Over 98 percent of the WMA is forested and the wildlife populations have been restored. The healthy deer herd regularly produces trophy bucks for hunters, and wild turkey numbers are growing fast. Other game animals include European wild boar, fox squirrels, gray squirrels, ruffed grouse, raccoons, quail, rabbits, and mourning doves. Game fish include smallmouth bass, rock bass, bluegill, and muskellunge.

==History==
The first use of the plateau was as hunting grounds. Artifacts found in caves and rock shelters suggest Mississippian and later Cherokee hunters camped here but never established permanent dwellings. The hunting grounds were visited seasonally by the Cherokees, Choctaws, Chickasaws, and Shawnees, and were the subject of repeated conflicts. In the eighteenth century, longhunters came to hunt game, and English, Scots-Irish and German settlers settled in small hamlets mostly in the valleys.

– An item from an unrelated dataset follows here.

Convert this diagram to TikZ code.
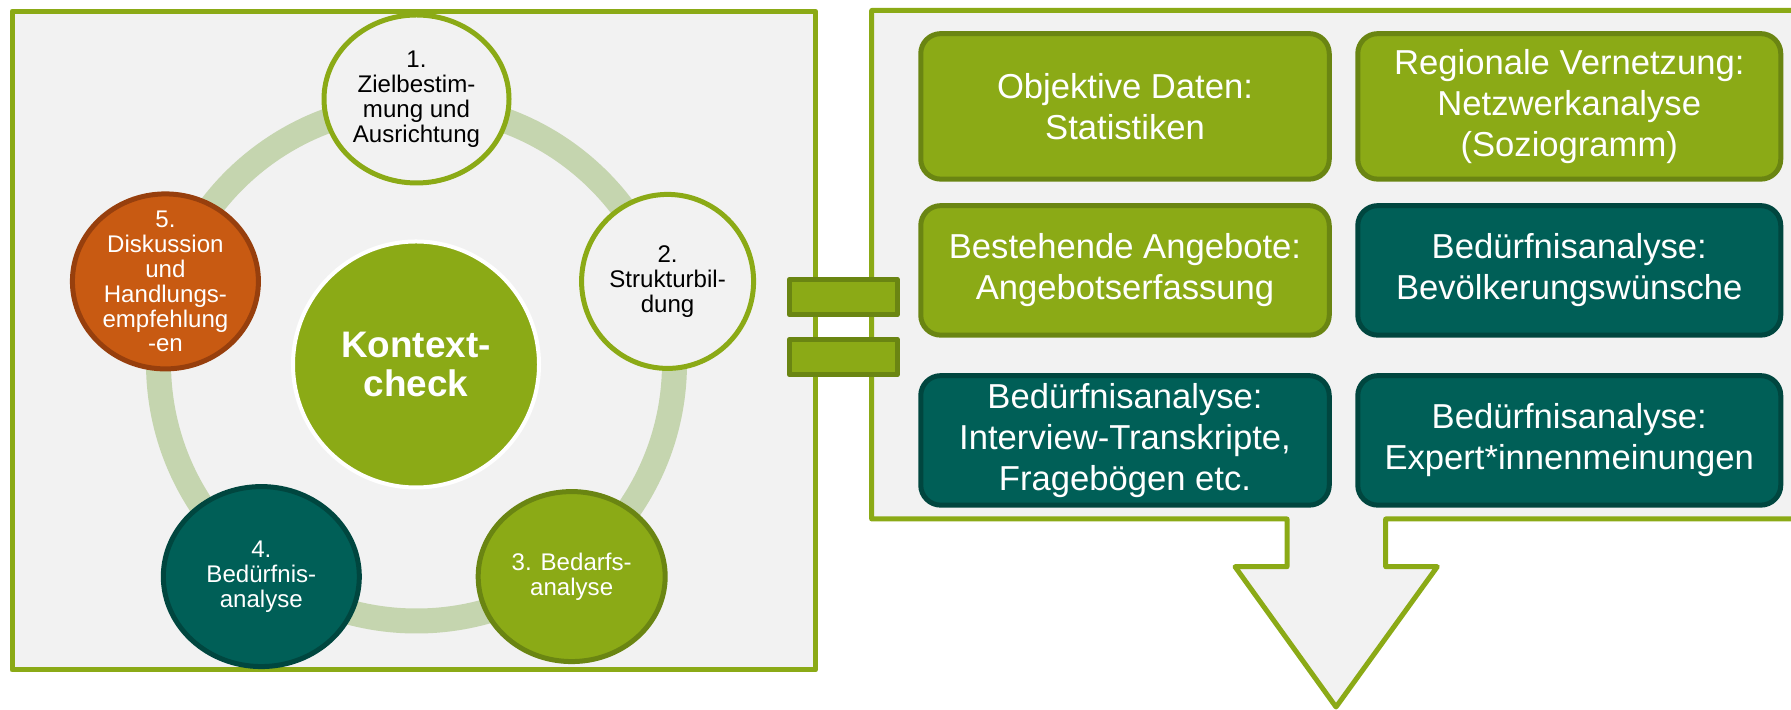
\documentclass[tikz,border=0pt]{standalone}
\usepackage{fontspec}
\setmainfont{Liberation Sans}
\usetikzlibrary{positioning,calc,shapes.geometric}

\definecolor{kgreen}{HTML}{8BAA16}
\definecolor{kgreendark}{HTML}{6A8512}
\definecolor{kteal}{HTML}{005F57}
\definecolor{ktealdark}{HTML}{00463F}
\definecolor{korange}{HTML}{C85A12}
\definecolor{korangedark}{HTML}{973F0D}
\definecolor{kring}{HTML}{C5D5AF}
\definecolor{kgray}{HTML}{F2F2F2}

\begin{document}
\begin{tikzpicture}
    [x=0.2mm, y=0.2mm,
    line join=round,
    panel/.style={draw=kgreen, fill=kgray, line width=1mm},
    ring/.style={draw=kring, line width=5mm},
    every label/.style={
      align=center,
      font=\fontsize{13.7}{14.2}\selectfont},
    phase/.style={
      ellipse,
      inner sep=0pt,
      line width=1mm},
    openphase/.style={phase, draw=kgreen, fill=kgray},
    greenphase/.style={phase, draw=kgreendark, fill=kgreen},
    tealphase/.style={phase, draw=ktealdark, fill=kteal},
    orangephase/.style={phase, draw=korangedark, fill=korange},
    hub/.style={
      circle,
      minimum size=49.2mm,
      align=center,
      draw=white,
      fill=kgreen,
      line width=0.8mm,
      text=white,
      font=\bfseries\fontsize{21}{21.9}\selectfont},
    box/.style={
      rectangle,
      rounded corners=4mm,
      align=center,
      inner sep=0.5mm,
      line width=1mm,
      minimum width=81.7mm,
      minimum height=25.9mm,
      text=white,
      font=\fontsize{19.7}{23.3}\selectfont},
    greenbox/.style={box, draw=kgreendark, fill=kgreen},
    tealbox/.style={box, draw=ktealdark, fill=kteal},
    wide/.style={minimum width=84.6mm},
    bar/.style={
      rectangle,
      inner sep=0pt,
      minimum width=21.6mm,
      minimum height=7.1mm,
      draw=kgreendark,
      fill=kgreen,
      line width=1mm}
    ]
    \useasboundingbox (0,0) rectangle (1791,710);

    % two panels
    \draw[panel] (12,40) rectangle (815.5,698.7);
    \draw[panel] (1800,699.5) -- (871.7,699.5) -- (871.7,191) -- (1287,191)
      -- (1287,143.3) -- (1235,143.3) -- (1336,3) -- (1437.3,143.3)
      -- (1385.7,143.3) -- (1385.7,191) -- (1800,191);

    % cycle
    \coordinate (m) at (416.5,347);
    \draw[ring] (m) circle [radius=51.6mm];
    \node (0) [hub] at (416,345.5) {Kontext-\\check};
    \node (1) [openphase, minimum width=37mm, minimum height=33.6mm]
      [label={[black]center:{1.\\Zielbestim-\\mung und\\Ausrichtung}}] at ($(m)+(90:264)$) {};
    \node (2) [openphase, minimum width=34.4mm, minimum height=34.8mm]
      [label={[black]center:{2.\\Strukturbil-\\dung}}] at ($(m)+(18:264)$) {};
    \node (3) [greenphase, minimum width=37.4mm, minimum height=34mm]
      [label={[white]center:{3. Bedarfs-\\analyse}}] at ($(m)+(-54:264)$) {};
    \node (4) [tealphase, minimum width=39.2mm, minimum height=36mm]
      [label={[white]center:{4.\\Bedürfnis-\\analyse}}] at ($(m)+(-126:264)$) {};
    \node (5) [orangephase, minimum width=37.2mm, minimum height=35mm]
      [label={[white]center:{5.\\Diskussion\\und\\Handlungs-\\empfehlung\\-en}}] at ($(m)+(162:264)$) {};

    % data sources
    \node (a) [greenbox, minimum height=29.1mm] at (1125,603.6) {Objektive Daten:\\Statistiken};
    \node (b) [right=4.7mm of a] [greenbox, wide, minimum height=29.1mm] {Regionale Vernetzung:\\Netzwerkanalyse\\(Soziogramm)};
    \node (c) [below=4.3mm of a] [greenbox] {Bestehende Angebote:\\Angebotserfassung};
    \node (d) [right=4.7mm of c] [tealbox, wide] {Bedürfnisanalyse:\\Bevölkerungswünsche};
    \node (e) [below=7.1mm of c] [tealbox] {Bedürfnisanalyse:\\Interview-Transkripte,\\Fragebögen etc.};
    \node (f) [right=4.7mm of e] [tealbox, wide] {Bedürfnisanalyse:\\Expert*innenmeinungen};

    % equals sign
    \node (e1) [bar] at (843.3,413) {};
    \node (e2) [below=3.9mm of e1] [bar] {};
\end{tikzpicture}
\end{document}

In 1797, Francis Bailey wrote, "...about five o'clock we arrived at Crab Orchard. Here we found a large plain or natural meadow, containing many hundred acres covered throughout its whole extent with a tall, rich grass." Two years later, in 1799, Martin Steiner wrote, "...then we crossed barren hills where only bushes grew. Now and then one saw a little tree." There were many other such accounts indicating the open nature of the terrain and the presence of great herds of elk, deer, and bison.

Ecologists believe the grasslands arose from lightning-caused wildfire and grazing by megafauna. This natural community was maintained by periodic burning by the Native Americans. The plateau reforested when early European settlers began practicing fire suppression. The white settlers visited the high country occasionally to mine coal and harvest timber before major industry came to the area with the first lumber mill in the 1870s. By 1911, two coal and lumber companies had formed a syndicate that exploited the region until the main bridges on their rail lines were destroyed by a flood in 1929. As the companies cleared the woodland they leased these lands to small farms for arable and animal farming.

The Great Depression prevented the industrial companies from reinvesting in the repair of their railroads and businesses began to fail. In 1940 the Crossville Exchange Club appointed a committee to encourage the state to purchase some of the abandoned land for a wildlife management area. The Conservation Commission bought 63,000 acres (250 km^{2}) from the Tennessee Mineral and Lumber Company in 1942 using Pittman–Robertson federal aid funds. In 1949 the Tennessee Game and Fish Commission, now the Tennessee Wildlife Resources Agency (TWRA), established a tentative purchase boundary encompassing some 90,000 acres (360 km^{2}) within which they began to eliminate interior holdings through a land acquisition program. As of 1999 this program was still in train.